In the early 1970s, my father, Robert Gerencser, and Gary Ziessler, fellow deacons at Trinity Baptist Church, started a hobby store business on North Main Street in Findlay, Ohio. G (Gary) & B (Bob) Trains sold new and used Lionel, American Flyer, and Marx trains and accessories, along with slot car tracks and cars. G&B Trains had one employee — teenager Bruce Gerencser, whom they paid twenty-five cents an hour minus the cost of the pop he drank from the pop machine. After school, I would walk or ride my bike five city blocks to the store, working until closing time. It was here that I was first exposed to the business world. It was also here that I fell in love with Lionel O Gauge trains. Over time, I collected a number of diesel and steam engines, along with a bunch of train cars and accessories. I hung on to these trains when Dad up and moved us to Arizona. When I moved back to Ohio for the last time in 1975, Dad promised to sell my trains for me and send me the money. Forty-seven years later, I’m still waiting. Dad also promised to sell my 1967 Chevy station wagon too.
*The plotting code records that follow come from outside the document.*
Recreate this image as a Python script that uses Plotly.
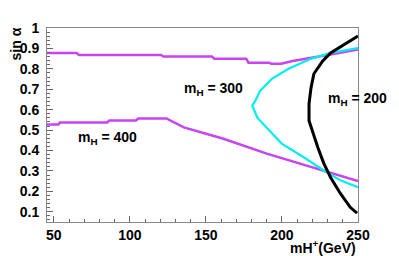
import plotly.graph_objects as go

# m_H = 400 (magenta), upper branch
mh400_up_x = [45.5, 65, 66.5, 120.5, 122, 154, 155.5, 176.5, 178, 191.5, 193, 199.5, 207, 219, 232, 250]
mh400_up_y = [0.877, 0.877, 0.868, 0.868, 0.860, 0.860, 0.850, 0.850, 0.830, 0.830, 0.825, 0.825, 0.838, 0.852, 0.870, 0.895]
# m_H = 400 (magenta), lower branch
mh400_lo_x = [45.5, 53, 54, 85, 86.5, 104, 105.5, 124, 135.5, 161, 190, 232, 250]
mh400_lo_y = [0.527, 0.527, 0.537, 0.537, 0.547, 0.547, 0.557, 0.557, 0.513, 0.459, 0.385, 0.288, 0.250]
# m_H = 300 (cyan)
mh300_x = [250, 232, 219, 204.3, 193.4, 185.7, 182.5, 180.5, 183.8, 191.5, 199.8, 214.6, 227.5, 238.4, 250]
mh300_y = [0.902, 0.878, 0.849, 0.800, 0.751, 0.693, 0.644, 0.620, 0.561, 0.498, 0.434, 0.366, 0.302, 0.254, 0.220]
# m_H = 200 (black)
mh200_x = [250, 232, 226.8, 221, 219.1, 217.8, 217.8, 220.4, 223.6, 227.5, 232, 238.4, 244.9, 249.4]
mh200_y = [0.961, 0.878, 0.839, 0.776, 0.707, 0.629, 0.546, 0.483, 0.415, 0.337, 0.268, 0.190, 0.122, 0.093]

labels = ["m<sub>H</sub> = 400", "m<sub>H</sub> = 300", "m<sub>H</sub> = 200"]
label_x = [85, 154.8, 249.7]
label_y = [0.459, 0.702, 0.654]

MAG = "#c844f0"
CYA = "#00eef0"
FONT = "Liberation Sans"
FS = 14

fig = go.Figure()
fig.add_trace(go.Scatter(x=mh400_up_x, y=mh400_up_y, mode="lines",
                         line=dict(color=MAG, width=2.5), showlegend=False))
fig.add_trace(go.Scatter(x=mh400_lo_x, y=mh400_lo_y, mode="lines",
                         line=dict(color=MAG, width=2.5), showlegend=False))
fig.add_trace(go.Scatter(x=mh300_x, y=mh300_y, mode="lines",
                         line=dict(color=CYA, width=2.2), showlegend=False))
fig.add_trace(go.Scatter(x=mh200_x, y=mh200_y, mode="lines",
                         line=dict(color="black", width=3), showlegend=False))

for t, x, y in zip(labels, label_x, label_y):
    fig.add_annotation(x=x, y=y, xref="x", yref="y", text=t, showarrow=False,
                       font=dict(family=FONT, size=FS, color="black", weight="bold"),
                       xanchor="center", yanchor="middle")

fig.add_annotation(x=1.0, y=-0.185, xref="paper", yref="paper", text="mH<sup>+</sup>(GeV)",
                   showarrow=False, xanchor="right", yanchor="bottom",
                   font=dict(family=FONT, size=FS, color="black", weight="bold"))
fig.add_annotation(x=-0.1, y=1.015, xref="paper", yref="paper", text="sin α",
                   showarrow=False, xanchor="center", yanchor="top", textangle=-90,
                   font=dict(family=FONT, size=FS, color="black", weight="bold"))

fig.update_xaxes(range=[45.5, 250], tickvals=[50, 100, 150, 200, 250],
                 ticks="inside", ticklen=6, tickcolor="#666", tickwidth=1,
                 minor=dict(dtick=10, tick0=0, ticks="inside", ticklen=3, tickcolor="#666"),
                 showline=True, linecolor="#888", linewidth=1, mirror=True,
                 showgrid=False, zeroline=False,
                 tickfont=dict(family=FONT, size=FS, color="black", weight="bold"))
fig.update_yaxes(range=[0.05, 1.0], tickvals=[0.1, 0.2, 0.3, 0.4, 0.5, 0.6, 0.7, 0.8, 0.9, 1.0],
                 ticktext=["0.1", "0.2", "0.3", "0.4", "0.5", "0.6", "0.7", "0.8", "0.9", "1"],
                 ticks="inside", ticklen=6, tickcolor="#666", tickwidth=1,
                 ticklabelstandoff=4,
                 minor=dict(dtick=0.02, tick0=0, ticks="inside", ticklen=3, tickcolor="#666"),
                 showline=True, linecolor="#888", linewidth=1, mirror=True,
                 showgrid=False, zeroline=False,
                 tickfont=dict(family=FONT, size=FS, color="black", weight="bold"))

fig.update_layout(width=391, height=248, margin=dict(l=32, r=41, t=17, b=34),
                  paper_bgcolor="white", plot_bgcolor="white")
fig.write_html("out.html")
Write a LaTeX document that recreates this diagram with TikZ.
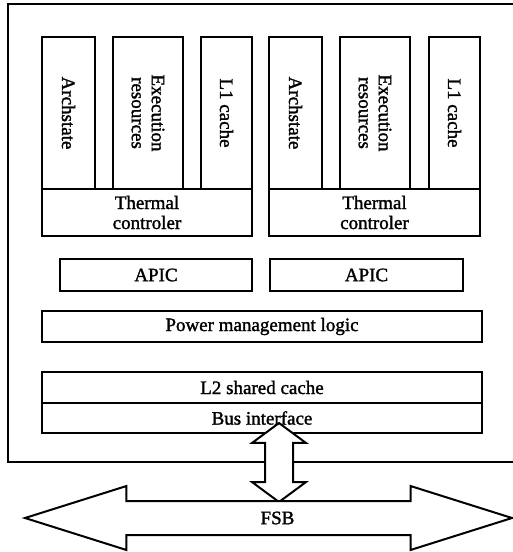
\documentclass[tikz,border=0pt]{standalone}
\usepackage{fontspec}
\setmainfont{Liberation Serif}[BoldFont=Liberation Serif,BoldFeatures={FakeBold=1.5}]
\usetikzlibrary{shapes.arrows}
\begin{document}
\begin{tikzpicture}[x=1pt,y=-1pt,
  font=\fontsize{19}{20}\selectfont\bfseries,
  blk/.style={draw,line width=2pt,inner sep=0pt,align=center,minimum height=31pt},
  vblk/.style={draw,line width=2pt,inner sep=0pt,align=center,rotate=-90,minimum width=152pt},
  bus/.style={double arrow,draw,fill=white,line width=2pt,inner xsep=0pt}]
  \useasboundingbox (0,0) rectangle (513,552);
  \clip (0,0) rectangle (513,552);
  \draw[line width=2.6pt] (8,4) rectangle (530,462);
  % first core
  \node[vblk,minimum height=53pt] (arch1) at (68.5,113) {Archstate};
  \node[vblk,minimum height=70pt] (exec1) at (148,113) {Execution\\resources};
  \node[vblk,minimum height=51pt] (lone1) at (226.5,113) {L1 cache};
  \node[blk,minimum width=210pt,minimum height=47pt] (therm1) at (147,212.5) {Thermal\\controler};
  % second core
  \node[vblk,minimum height=53pt] (arch2) at (295.5,113) {Archstate};
  \node[vblk,minimum height=70pt] (exec2) at (375,113) {Execution\\resources};
  \node[vblk,minimum height=51pt] (lone2) at (454.5,113) {L1 cache};
  \node[blk,minimum width=211pt,minimum height=47pt] (therm2) at (374.5,212.5) {Thermal\\controler};
  % shared parts
  \node[blk,minimum width=192pt,minimum height=32pt] (apic1) at (156,275) {APIC};
  \node[blk,minimum width=193pt,minimum height=32pt] (apic2) at (366.5,275) {APIC};
  \node[blk,minimum width=440pt] (power) at (262,326.5) {Power management logic};
  \node[blk,minimum width=440pt] (ltwo) at (262,387.5) {L2 shared cache};
  \node[blk,minimum width=440pt,minimum height=30pt] (busif) at (262,418) {};
  % buses
  \node[bus,rotate=90,inner ysep=13pt,minimum height=79pt,
    double arrow head extend=13pt,double arrow tip angle=107] (link) at (279,462.5) {};
  \node[bus,inner ysep=16pt,minimum height=487pt,
    double arrow head extend=15pt,double arrow tip angle=35,
    label={[xshift=9pt]center:FSB}] (fsb) at (268.5,518) {};
  \node at (busif) {Bus interface};
\end{tikzpicture}
\end{document}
Evidently, that check got lost in the mail too. When it came to money, Dad was a hustler and a con artist. He had no problem sticking it to family and strangers. I knew Dad would likely keep my money, but I thought with him knowing how much I needed the money, he would refrain from stealing the proceeds of these sales. Alas, Dad proved that a leopard can’t change his spots. Gary would later learn that when he and Dad had a falling out over . . . you guessed it . . . money.
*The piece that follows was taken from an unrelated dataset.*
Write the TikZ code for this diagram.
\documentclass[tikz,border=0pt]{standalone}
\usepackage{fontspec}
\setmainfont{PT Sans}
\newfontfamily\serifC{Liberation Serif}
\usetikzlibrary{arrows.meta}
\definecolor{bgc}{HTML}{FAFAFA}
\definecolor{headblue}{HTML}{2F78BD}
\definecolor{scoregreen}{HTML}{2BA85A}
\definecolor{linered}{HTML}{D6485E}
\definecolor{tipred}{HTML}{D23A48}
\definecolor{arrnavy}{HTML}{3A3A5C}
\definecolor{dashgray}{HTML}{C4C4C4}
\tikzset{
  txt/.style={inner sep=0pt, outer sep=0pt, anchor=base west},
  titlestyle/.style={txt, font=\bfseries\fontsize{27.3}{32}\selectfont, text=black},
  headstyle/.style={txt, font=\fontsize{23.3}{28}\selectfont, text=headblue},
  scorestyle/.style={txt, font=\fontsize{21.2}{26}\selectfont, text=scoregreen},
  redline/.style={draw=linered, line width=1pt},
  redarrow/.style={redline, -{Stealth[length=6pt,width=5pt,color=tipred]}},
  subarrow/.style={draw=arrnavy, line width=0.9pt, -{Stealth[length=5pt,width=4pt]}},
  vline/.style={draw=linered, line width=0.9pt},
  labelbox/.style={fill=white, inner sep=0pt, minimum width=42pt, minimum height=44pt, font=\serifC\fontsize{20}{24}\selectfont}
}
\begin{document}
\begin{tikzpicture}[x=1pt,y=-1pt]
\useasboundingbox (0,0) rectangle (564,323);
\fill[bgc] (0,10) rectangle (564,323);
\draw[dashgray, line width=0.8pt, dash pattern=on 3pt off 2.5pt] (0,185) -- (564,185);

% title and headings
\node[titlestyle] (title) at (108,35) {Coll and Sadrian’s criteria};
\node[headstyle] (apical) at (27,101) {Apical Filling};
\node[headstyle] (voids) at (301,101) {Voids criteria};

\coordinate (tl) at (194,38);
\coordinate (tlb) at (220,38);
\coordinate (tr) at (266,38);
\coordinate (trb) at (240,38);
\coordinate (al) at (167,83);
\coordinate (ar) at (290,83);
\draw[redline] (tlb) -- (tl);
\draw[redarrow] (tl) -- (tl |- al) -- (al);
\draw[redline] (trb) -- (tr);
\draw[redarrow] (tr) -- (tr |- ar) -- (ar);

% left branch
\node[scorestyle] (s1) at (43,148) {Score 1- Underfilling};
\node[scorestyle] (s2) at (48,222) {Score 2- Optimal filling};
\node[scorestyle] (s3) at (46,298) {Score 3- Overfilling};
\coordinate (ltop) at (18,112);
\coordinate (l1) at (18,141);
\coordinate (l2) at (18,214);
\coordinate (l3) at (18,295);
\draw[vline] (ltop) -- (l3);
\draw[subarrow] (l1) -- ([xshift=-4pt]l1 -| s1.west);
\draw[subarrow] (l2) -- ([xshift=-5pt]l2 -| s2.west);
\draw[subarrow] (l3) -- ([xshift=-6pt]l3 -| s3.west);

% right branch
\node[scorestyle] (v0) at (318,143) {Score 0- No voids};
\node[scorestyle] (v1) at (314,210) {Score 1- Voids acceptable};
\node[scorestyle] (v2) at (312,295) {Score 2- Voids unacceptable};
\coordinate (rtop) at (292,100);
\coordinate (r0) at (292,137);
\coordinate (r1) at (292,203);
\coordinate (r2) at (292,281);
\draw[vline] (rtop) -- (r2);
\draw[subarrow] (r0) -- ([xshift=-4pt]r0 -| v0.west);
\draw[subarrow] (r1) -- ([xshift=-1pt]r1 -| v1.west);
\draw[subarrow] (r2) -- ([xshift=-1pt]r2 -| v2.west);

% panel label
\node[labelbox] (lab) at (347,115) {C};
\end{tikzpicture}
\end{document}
I worked at G&B Trains for a year. One night, I had a physical altercation with a relative of Gary’s wife named John, a recent returnee from Vietnam. John was hired to do repairs on engines and other train equipment. I was taking care of the front of the store while John repaired an engine in the back. I went to the back room to get a bottle of pop. I knew very little about John, but he and I had a conversation that quickly got out of hand. Best I can remember, I said something smart to him — not uncommon for me. All of a sudden, John stood up and kicked me as hard as he could, sending me flying, and knocking the wind out of me. While I was down, John kicked me again. Fearing for my life, I ran from the store and went home, never to work there again.
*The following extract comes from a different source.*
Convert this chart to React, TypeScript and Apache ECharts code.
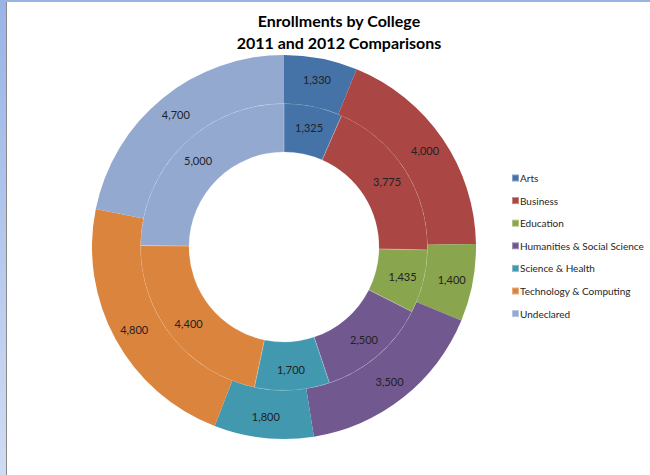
import React, { useEffect, useRef } from "react";
import * as echarts from "echarts";

const colleges = [
  "Arts",
  "Business",
  "Education",
  "Humanities & Social Science",
  "Science & Health",
  "Technology & Computing",
  "Undeclared",
];
const enroll2011 = [1325, 3775, 1435, 2500, 1700, 4400, 5000];
const enroll2012 = [1330, 4000, 1400, 3500, 1800, 4800, 4700];
const palette = ["#4572a7", "#aa4643", "#89a54e", "#71588f", "#4198af", "#db843d", "#93a9cf"];
const titleLines = ["Enrollments by College", "2011 and 2012 Comparisons"];

export default function App() {
  const ref = useRef<HTMLDivElement>(null);
  useEffect(() => {
    document.body.style.margin = "0";
    const chart = echarts.init(ref.current!, null, { renderer: "svg" });
    const font = "Lato, 'Open Sans', sans-serif";
    const mk = (vals: number[]) =>
      colleges.map((name, i) => ({ name, value: vals[i] }));
    const labelCfg = {
      show: true,
      position: "inside",
      color: "#222222",
      fontFamily: font,
      fontSize: 11,
      formatter: (p: any) => p.value.toLocaleString("en-US"),
    };
    chart.setOption({
      animation: false,
      backgroundColor: "#ffffff",
      color: palette,
      title: {
        text: titleLines.join("\n"),
        left: 334,
        textAlign: "center",
        top: 4,
        textStyle: {
          fontFamily: font,
          fontWeight: "bold",
          fontSize: 16,
          lineHeight: 22,
          color: "#000000",
        },
      },
      legend: {
        orient: "vertical",
        left: 506,
        top: 167,
        itemWidth: 7,
        itemHeight: 7,
        itemGap: 10.6,
        icon: "rect",
        data: colleges,
        textStyle: {
          fontFamily: font,
          fontSize: 10,
          lineHeight: 12,
          color: "#262626",
          padding: [0, 0, 0, -4],
        },
      },
      graphic: [
        {
          type: "rect",
          shape: { x: 0, y: 0, width: 6, height: 475 },
          style: {
            fill: new echarts.graphic.LinearGradient(0, 0, 0, 1, [
              { offset: 0, color: "#9ab4e6" },
              { offset: 1, color: "#cfdcf3" },
            ]),
          },
          silent: true,
        },
        {
          type: "rect",
          shape: { x: 0, y: 0, width: 650, height: 2 },
          style: { fill: "#9ab4e6" },
          silent: true,
        },
        {
          type: "rect",
          shape: { x: 6, y: 2, width: 1, height: 473 },
          style: { fill: "#8a8a8a" },
          silent: true,
        },
      ],
      series: [
        {
          name: "2011",
          type: "pie",
          center: [284, 247],
          radius: [95, 143.5],
          startAngle: 90,
          clockwise: true,
          avoidLabelOverlap: false,
          label: labelCfg,
          labelLine: { show: false },
          itemStyle: { borderColor: "rgba(255,255,255,0.35)", borderWidth: 0.6 },
          emphasis: { disabled: true },
          data: mk(enroll2011),
        },
        {
          name: "2012",
          type: "pie",
          center: [284, 247],
          radius: [143.5, 192],
          startAngle: 90,
          clockwise: true,
          avoidLabelOverlap: false,
          label: labelCfg,
          labelLine: { show: false },
          itemStyle: { borderWidth: 0 },
          emphasis: { disabled: true },
          data: mk(enroll2012),
        },
      ],
    });
    return () => chart.dispose();
  }, []);
  return (
    <div
      ref={ref}
      style={{ position: "fixed", left: 0, top: 0, width: 650, height: 475 }}
    />
  );
}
A year prior to this experience, my alcoholic uncle kicked the shit out of me because I moved his beer. In both instances, I was blamed for inciting these men to violence, even though I was a child and they were grown-ass men. I can only remember one time my Dad stood up for me — an altercation with a different drunken uncle. This uncle had raped my mother a few years before. We were at his home for a party when I decided to give Dad a ride in my 1970 Nova SS. As we were leaving, I tromped the gas, laying down a track of rubber. When we returned, my uncle got in my face and attempted to physically assault me. My uncle was a large man, and even in a drunken state, he would have likely caused serious physical harm to me. Fortunately, my dad grabbed a hold of my uncle and slammed him into the garage. This is the first and only time Dad stood up for me
Not long after I quit G&B Trains, Dad and Gary had a falling out over money. Gary took over sole possession of the business. Dad and Mom would later divorce, as would Gary and his wife. Both families would leave Trinity Baptist Church. I was the only one of the bunch that remained in the church. It was not long before G&B Trains closed its doors. The building the store was in no longer exists. The City of Findlay razed it and other downtown businesses to provide a green space to handle flood waters from the nearby Blanchard River.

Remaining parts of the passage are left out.